About contraction. There are indeed 8 summands in the expression: \( \delta_{rm} \frac {\partial x^m} {\partial y^r} \frac {\partial x^n} {\partial y^s} \), but when you contract this with \( dy^r dy^s \) there are two summands, namely \( \partial x^1 \partial x^1 + \partial x^2 \partial x^2 \). Thus, contracting a tensor leaves a scalar and reduces the number of terms in the implied summation. This is just rules of summation when indices exist and when they don't (they get contracted when they're repeated, and disappear from the expression.) Contraction requires that one repeated index is up (in the \( dy \) terms), the other down (in the denominator of the gradient terms). Which is about having to take care of covariance; relativity means the laws of physics are the same everywhere. Or it means that gradients or gradient functions like \( \frac {\partial} {\partial x^n} \) transform covariantly; displacements, like ordinary vectors, transform contravariantly.

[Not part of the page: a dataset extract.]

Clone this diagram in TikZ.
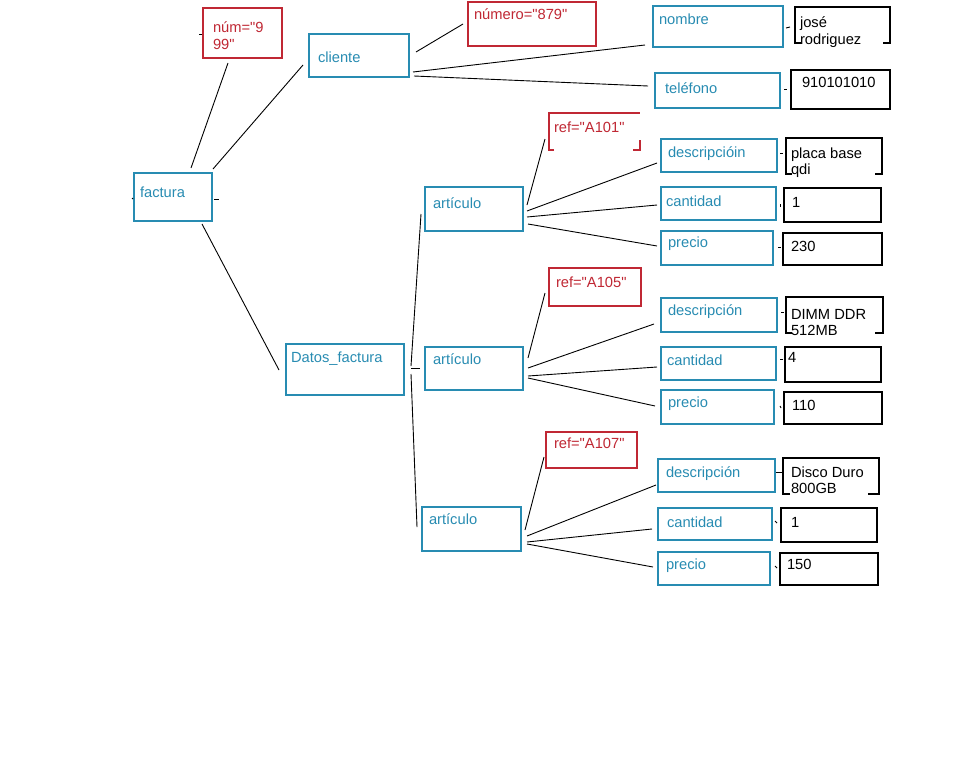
\documentclass[tikz,border=0pt]{standalone}
\usepackage{fontspec}
\setmainfont{Liberation Sans}[Ligatures=TeXOff]
\definecolor{tb}{RGB}{40,140,178}
\definecolor{tr}{RGB}{192,40,52}
\tikzset{
  every node/.style={inner sep=0pt, outer sep=0pt},
  boxb/.style={draw=tb, line width=1.1pt, anchor=north west},
  boxr/.style={draw=tr, line width=1.1pt, anchor=north west},
  boxk/.style={draw=black, line width=1.1pt, anchor=north west},
  boxn/.style={anchor=north west},
  txtb/.style={text=tb, anchor=base west, font=\fontsize{14.7}{17}\selectfont},
  txtr/.style={text=tr, anchor=base west, font=\fontsize{14.7}{17}\selectfont},
  txtk/.style={text=black, anchor=base west, font=\fontsize{14.7}{17}\selectfont},
  conn/.style={draw=black, line width=0.9pt},
  pline/.style={draw=black, line width=1.1pt},
  plr/.style={draw=tr, line width=1.1pt},
}
\newcommand\mybx[6]{\node[#1, minimum width=#5pt, minimum height=#6pt] (#2) at (#3,#4) {};}
\newcommand\mytx[5]{\node[#1] (#2) at (#3,#4) {#5};}
\newcommand\mycn[4]{\draw[conn] ([shift={(#2)}]#1.north west) -- ([shift={(#4)}]#3.north west);}
\begin{document}
\begin{tikzpicture}[x=1pt,y=-1pt]
\fill[white] (0,0) rectangle (960,763);
\useasboundingbox (0,0) rectangle (960,763);

% boxes
\mybx{boxr}{num}{203}{8}{79}{50}
\mybx{boxb}{cliente}{309}{34}{100}{43}
\mybx{boxb}{factura}{134}{173}{78}{48}
\mybx{boxr}{numero}{468}{2}{128}{44}
\mybx{boxb}{nombre}{653}{6}{130}{41}
\mybx{boxn}{jose}{795}{7}{95}{36}
\mybx{boxb}{telefono}{655}{73}{125}{35}
\mybx{boxk}{telv}{791}{70}{99}{39}
\mybx{boxb}{art1}{425}{187}{98}{44}
\mybx{boxn}{ref1}{549}{113}{91}{37}
\mybx{boxb}{desc1}{661}{139}{116}{33}
\mybx{boxn}{placa}{786}{138}{96}{36}
\mybx{boxb}{cant1}{661}{187}{115}{33}
\mybx{boxk}{v1a}{784}{188}{97}{34}
\mybx{boxb}{prec1}{661}{231}{112}{34}
\mybx{boxk}{v230}{783}{233}{99}{32}
\mybx{boxb}{datos}{286}{344}{118}{51}
\mybx{boxb}{art2}{425}{347}{98}{43}
\mybx{boxr}{ref2}{549}{268}{92}{38}
\mybx{boxb}{desc2}{661}{298}{116}{34}
\mybx{boxn}{dimm}{786}{297}{97}{36}
\mybx{boxb}{cant2}{661}{347}{115}{33}
\mybx{boxk}{v4}{785}{347}{96}{35}
\mybx{boxb}{prec2}{661}{390}{113}{34}
\mybx{boxk}{v110}{784}{392}{98}{32}
\mybx{boxb}{art3}{422}{507}{99}{44}
\mybx{boxr}{ref3}{546}{432}{91}{36}
\mybx{boxb}{desc3}{658}{459}{117}{33}
\mybx{boxn}{disco}{783}{458}{96}{36}
\mybx{boxb}{cant3}{658}{508}{114}{32}
\mybx{boxk}{v1b}{781}{508}{96}{34}
\mybx{boxb}{prec3}{658}{552}{112}{33}
\mybx{boxk}{v150}{780}{553}{98}{32}

% partial borders
\draw[pline] ([xshift=6pt]jose.south west) -- (jose.south west) -- (jose.north west) -- (jose.north east) -- (jose.south east) -- ([xshift=-7pt]jose.south east);
\draw[pline] ([xshift=6pt]placa.south west) -- (placa.south west) -- (placa.north west) -- (placa.north east) -- (placa.south east) -- ([xshift=-7pt]placa.south east);
\draw[pline] ([xshift=6pt]dimm.south west) -- (dimm.south west) -- (dimm.north west) -- (dimm.north east) -- (dimm.south east) -- ([xshift=-8pt]dimm.south east);
\draw[pline] ([xshift=7pt]disco.south west) -- (disco.south west) -- (disco.north west) -- (disco.north east) -- (disco.south east) -- ([xshift=-11pt]disco.south east);
\draw[plr] ([xshift=5pt]ref1.south west) -- (ref1.south west) -- (ref1.north west) -- (ref1.north east);
\draw[plr] ([yshift=10pt]ref1.south east) -- (ref1.south east) -- ([xshift=-7pt]ref1.south east);

% texts
\mytx{txtr}{num-t1}{213}{32}{núm="9}
\mytx{txtr}{num-t2}{213}{49}{99"}
\mytx{txtb}{cliente-t}{318}{62}{cliente}
\mytx{txtb}{factura-t}{140}{197}{factura}
\mytx{txtr}{numero-t}{474}{19}{número="879"}
\mytx{txtb}{nombre-t}{659}{24}{nombre}
\mytx{txtk}{jose-t1}{800}{27}{josé}
\mytx{txtk}{jose-t2}{800}{44}{rodriguez}
\mytx{txtb}{telefono-t}{665}{93}{teléfono}
\mytx{txtk}{telv-t}{802}{87}{910101010}
\mytx{txtb}{art1-t}{433}{208}{artículo}
\mytx{txtr}{ref1-t}{554}{132}{ref="A101"}
\mytx{txtb}{desc1-t}{668}{157}{descripcióin}
\mytx{txtk}{placa-t1}{791}{158}{placa base}
\mytx{txtk}{placa-t2}{791}{174}{qdi}
\mytx{txtb}{cant1-t}{666}{206}{cantidad}
\mytx{txtk}{v1a-t}{792}{207}{1}
\mytx{txtb}{prec1-t}{668}{247}{precio}
\mytx{txtk}{v230-t}{791}{251}{230}
\mytx{txtb}{datos-t}{291}{362}{Datos\_factura}
\mytx{txtb}{art2-t}{433}{364}{artículo}
\mytx{txtr}{ref2-t}{556}{287}{ref="A105"}
\mytx{txtb}{desc2-t}{668}{315}{descripción}
\mytx{txtk}{dimm-t1}{791}{319}{DIMM DDR}
\mytx{txtk}{dimm-t2}{791}{335}{512MB}
\mytx{txtb}{cant2-t}{667}{365}{cantidad}
\mytx{txtk}{v4-t}{788}{362}{4}
\mytx{txtb}{prec2-t}{668}{407}{precio}
\mytx{txtk}{v110-t}{792}{410}{110}
\mytx{txtb}{art3-t}{429}{524}{artículo}
\mytx{txtr}{ref3-t}{554}{448}{ref="A107"}
\mytx{txtb}{desc3-t}{666}{477}{descripción}
\mytx{txtk}{disco-t1}{791}{477}{Disco Duro}
\mytx{txtk}{disco-t2}{791}{493}{800GB}
\mytx{txtb}{cant3-t}{667}{527}{cantidad}
\mytx{txtk}{v1b-t}{791}{527}{1}
\mytx{txtb}{prec3-t}{666}{569}{precio}
\mytx{txtk}{v150-t}{787}{569}{150}

% connectors
\mycn{factura}{57,-5}{num}{25,55}
\mycn{factura}{79,-4}{cliente}{-6,31}
\mycn{factura}{68,51}{datos}{-7,26}
\mycn{cliente}{107,18}{numero}{-5,22}
\mycn{cliente}{104,38}{nombre}{-8,39}
\mycn{cliente}{105,42}{telefono}{-7,13}
\mycn{datos}{125,22}{art1}{-4,27}
\mycn{datos}{125,24}{art2}{-5,21}
\mycn{datos}{125,30}{art3}{-5,20}
\mycn{art1}{102,18}{ref1}{-4,26}
\mycn{art1}{102,24}{desc1}{-4,24}
\mycn{art1}{102,30}{cant1}{-4,18}
\mycn{art1}{103,37}{prec1}{-4,15}
\mycn{art2}{103,11}{ref2}{-4,25}
\mycn{art2}{103,21}{desc2}{-7,26}
\mycn{art2}{103,29}{cant2}{-4,20}
\mycn{art2}{103,31}{prec2}{-6,16}
\mycn{art3}{103,23}{ref3}{-2,25}
\mycn{art3}{105,29}{desc3}{-2,26}
\mycn{art3}{105,35}{cant3}{-6,21}
\mycn{art3}{105,37}{prec3}{-5,15}
% short ticks between labels and values
\mycn{nombre}{133,22}{jose}{-5,20}
\mycn{telefono}{129,16}{telv}{-4,19}
\mycn{desc1}{119,14}{placa}{-3,15}
\mycn{cant1}{119,17}{v1a}{-4,19}
\mycn{prec1}{117,16}{v230}{-2,14}
\mycn{desc2}{120,14}{dimm}{-2,15}
\mycn{cant2}{119,12}{v4}{-2,12}
\mycn{prec2}{119,16}{v110}{-3,16}
\mycn{desc3}{118,13}{disco}{-1,14}
\mycn{cant3}{117,13}{v1b}{-4,15}
\mycn{prec3}{117,14}{v150}{-3,15}
% stubs
\draw[conn] ([shift={(80,26)}]factura.north west) -- ++(5,0);
\draw[conn] ([shift={(-2,25)}]factura.north west) -- ++(1,1);
\draw[conn] ([shift={(-4,26)}]num.north west) -- ++(3,0);
\end{tikzpicture}
\end{document}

Sorry, typo: \( \delta_{rm} \frac {\partial x^m} {\partial y^r} \frac {\partial x^n} {\partial y^s} \) should be \( \delta_{mn} \frac {\partial x^m} {\partial y^r} \frac {\partial x^n} {\partial y^s} \). I notice Susskind starts with \( g_{mn} dx^m dx^n \). This means \( g_{mn} = \delta_{mn} \). When the indices for whatever the metric is 'multiplying' are different, that implies something like the expression I corrected. Since the metric is covariant, does that mean it indexes the \( \partial y \) components? Susskind does say several times that lower or covariant indices are in the denominator, so I'm assuming that's how I interpret it. \( g_{mn} \) is a 2x2 matrix (just because it has two indices).
Well, actually what you have is \( [g_{11}\frac {\partial x^1} {\partial y^r} \frac {\partial x^1}{\partial y^s} + g_{22}\frac {\partial x^2} {\partial y^r} \frac {\partial x^2}{\partial y^s}]\). This is just multiplying the non-zero components of \( g_{mn} \) (after accounting for the \( dx^i \)) by a set of numerators which can be considered as a 2x2 matrix. So you actually have \( \delta_{mn}\partial {x^m}\partial {x^n} \otimes \frac {1} {\partial y^s \partial y^r} \) aka the Kronecker matrix product. Although you don't really gain anything by using matrices, it seems. But there is the fact that \( \delta_{ab} = (I)_{ab} \), the identity matrix.
I like this page The author indicates we can talk about s, the invariant interval, as a smooth function: \( ds = [\frac {\partial s} {\partial x^1} dx^1+ \frac {\partial s} {\partial x^2} dx^2 + . . . + \frac {\partial s} {\partial x^n} dx^n] \) where s is a function of the \( x^i \). Moreover we can easily see that ds can be defined as the inner product of two vectors, one with components which are gradients: \( \mathbf {g} = \Bigl ( \frac {\partial s} {\partial x^1}, \frac {\partial s} {\partial x^2}, . . . , \frac {\partial s} {\partial x^n}\Bigr ) \), and \( \mathbf {d} = \Bigl ( dx^1, dx^2, . . ., dx^n\Bigr ) \) So ds =\( \mathbf g \cdot \mathbf d \) and s (or ds) is a scalar field on the manifold (a field which depends only on position). The components of g are gradients, such that \( \mathbf g = \nabla s \); the components of d are displacements from a nominal point at \( (x^1, x^2, . . ., x^n) \). Hence g is a gradient vector (or rank 1 tensor) which transforms covariantly, d is a displacement vector which transforms contravariantly. I think about contravariant vectors as "ordinary" vectors; when you change to Y from X, the direction of such a vector changes (it contra-varies as coordinates vary, although this is not at all rigorous). Another view is if the coordinate system is scaled, the vector will shrink if they scale up and it will grow if they scale down. Gradients (the gradient of the interval s or ds for example) don't do this, instead they vary "as" the coordinates. Draw a diagram or two and see for yourself.